§ **Short problem**
Retype the data exactly, from its first line to the line containing "(2.5,0) -- (2.5,1088);", including both, and skip any picture.
─── Source material ───
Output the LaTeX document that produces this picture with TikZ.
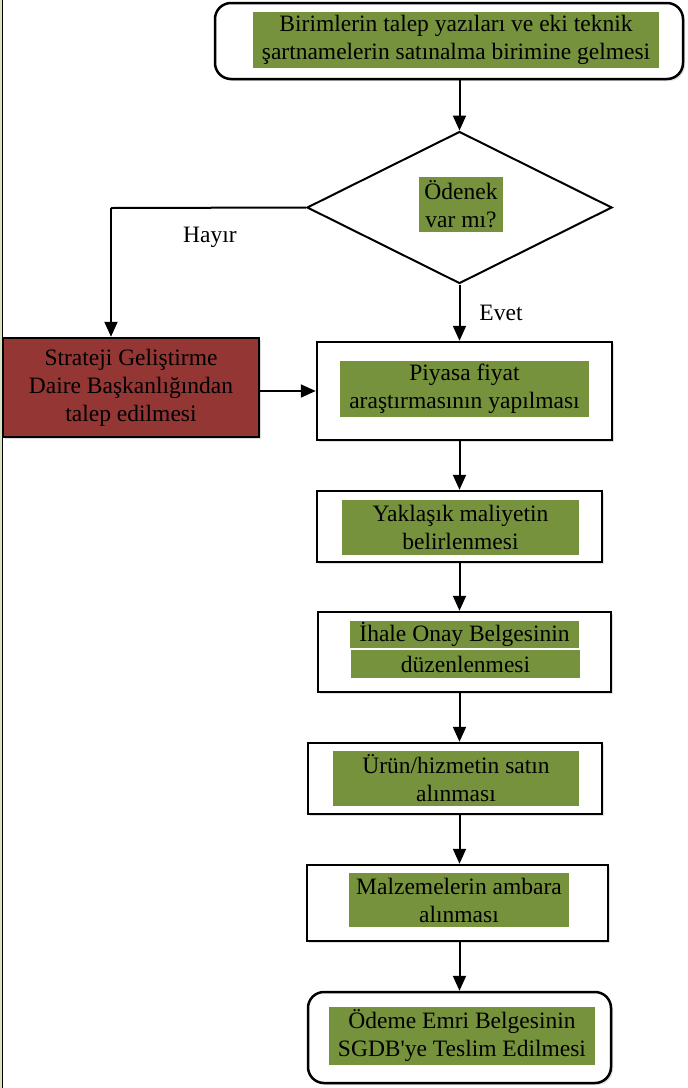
\documentclass[tikz,border=0pt]{standalone}
\usepackage{fontspec}
\setmainfont{Liberation Serif}[Ligatures=TeXOff]
\usetikzlibrary{arrows.meta,shapes.geometric,shadows}
\definecolor{zeytin}{HTML}{76923C}
\definecolor{kiremit}{HTML}{943634}
\definecolor{acikyesil}{HTML}{D7E4BD}

\begin{document}
\begin{tikzpicture}[
    x=1pt, y=-1pt,
    font=\fontsize{23.5}{28}\selectfont,
    kutu/.style={
      rectangle,
      draw,
      line width=2.5pt,
      fill=white,
      inner sep=0pt,
      drop shadow={shadow xshift=2pt, shadow yshift=-2pt, opacity=.25}
    },
    yuvarlak/.style={kutu, rounded corners=16pt},
    karar/.style={
      diamond,
      draw,
      line width=2pt,
      fill=white,
      inner sep=0pt
    },
    yesil/.style={
      rectangle,
      fill=zeytin,
      inner sep=0pt,
      align=center
    },
    ok/.style={line width=2pt, -{Triangle[width=13pt,length=15pt]}}
  ]
  \useasboundingbox (0,0) rectangle (688,1088);

  % sol kenar
  \fill[acikyesil] (0,0) rectangle (2,1088);
  \draw[line width=1.5pt] (2.5,0) -- (2.5,1088);

  % kutular
  \node (b1) at (449,41) [yuvarlak, minimum width=468pt, minimum height=76pt] {};
  \node (g1) at (456,40) [yesil, minimum width=406pt, minimum height=56pt]
    {Birimlerin talep yazıları ve eki teknik\\şartnamelerin satınalma birimine gelmesi};

  \node (d) at (459.5,207.5) [karar, minimum width=305pt, minimum height=152pt] {};
  \node (gd) at (461,204.5) [yesil, minimum width=84pt, minimum height=55pt]
    {Ödenek\\var mı?};

  \node (r) at (131,387.5) [kutu, fill=kiremit, minimum width=256pt, minimum height=99pt, align=center]
    {Strateji Geliştirme\\Daire Başkanlığından\\talep edilmesi};

  \node (p1) at (464.5,391) [kutu, minimum width=295pt, minimum height=98pt] {};
  \node (g2) at (464.5,389) [yesil, minimum width=249pt, minimum height=56pt]
    {Piyasa fiyat\\araştırmasının yapılması};

  \node (p2) at (459.5,526.5) [kutu, minimum width=285pt, minimum height=71pt] {};
  \node (g3) at (460.5,527.5) [yesil, minimum width=237pt, minimum height=55pt]
    {Yaklaşık maliyetin\\belirlenmesi};

  \node (p3) at (464.5,652) [kutu, minimum width=293pt, minimum height=80pt] {};
  \node (g4a) at (464.5,634.5) [yesil, minimum width=229pt, minimum height=27pt]
    {İhale Onay Belgesinin};
  \node (g4b) at (465.5,664) [yesil, minimum width=229pt, minimum height=28pt]
    {düzenlenmesi};

  \node (p4) at (455,778.5) [kutu, minimum width=294pt, minimum height=71pt] {};
  \node (g5) at (456,778.5) [yesil, minimum width=246pt, minimum height=55pt]
    {Ürün/hizmetin satın\\alınması};

  \node (p5) at (457.5,903) [kutu, minimum width=301pt, minimum height=76pt] {};
  \node (g6) at (459,900) [yesil, minimum width=220pt, minimum height=54pt]
    {Malzemelerin ambara\\alınması};

  \node (p6) at (459.5,1037.5) [yuvarlak, minimum width=303pt, minimum height=91pt] {};
  \node (g7) at (462,1036) [yesil, minimum width=266pt, minimum height=58pt]
    {Ödeme Emri Belgesinin\\SGDB'ye Teslim Edilmesi};

  % baglantilar
  \coordinate (hk) at (111,208);
  \draw[ok] (d.north |- b1.south) -- (d.north);
  \draw[line width=2pt] (d.west) -- (hk);
  \draw[ok] (hk) -- (hk |- r.north);
  \node (hayir) at (210,237) {Hayır};
  \draw[ok] (d.south) -- (d.south |- p1.north);
  \node (evet) at (501,313) {Evet};
  \draw[ok] (r.east |- p1.west) -- (p1.west);
  \draw[ok] (p1.south -| p2) -- (p2.north);
  \draw[ok] (p2.south) -- (p2.south |- p3.north);
  \draw[ok] (p3.south -| p2) -- (p4.north -| p2);
  \draw[ok] (p4.south -| p2) -- (p5.north -| p2);
  \draw[ok] (p5.south -| p2) -- (p6.north -| p2);

\end{tikzpicture}
\end{document}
───
§ **Expected answer**
Output the LaTeX document that produces this picture with TikZ.
\documentclass[tikz,border=0pt]{standalone}
\usepackage{fontspec}
\setmainfont{Liberation Serif}[Ligatures=TeXOff]
\usetikzlibrary{arrows.meta,shapes.geometric,shadows}
\definecolor{zeytin}{HTML}{76923C}
\definecolor{kiremit}{HTML}{943634}
\definecolor{acikyesil}{HTML}{D7E4BD}

\begin{document}
\begin{tikzpicture}[
    x=1pt, y=-1pt,
    font=\fontsize{23.5}{28}\selectfont,
    kutu/.style={
      rectangle,
      draw,
      line width=2.5pt,
      fill=white,
      inner sep=0pt,
      drop shadow={shadow xshift=2pt, shadow yshift=-2pt, opacity=.25}
    },
    yuvarlak/.style={kutu, rounded corners=16pt},
    karar/.style={
      diamond,
      draw,
      line width=2pt,
      fill=white,
      inner sep=0pt
    },
    yesil/.style={
      rectangle,
      fill=zeytin,
      inner sep=0pt,
      align=center
    },
    ok/.style={line width=2pt, -{Triangle[width=13pt,length=15pt]}}
  ]
  \useasboundingbox (0,0) rectangle (688,1088);

  % sol kenar
  \fill[acikyesil] (0,0) rectangle (2,1088);
  \draw[line width=1.5pt] (2.5,0) -- (2.5,1088);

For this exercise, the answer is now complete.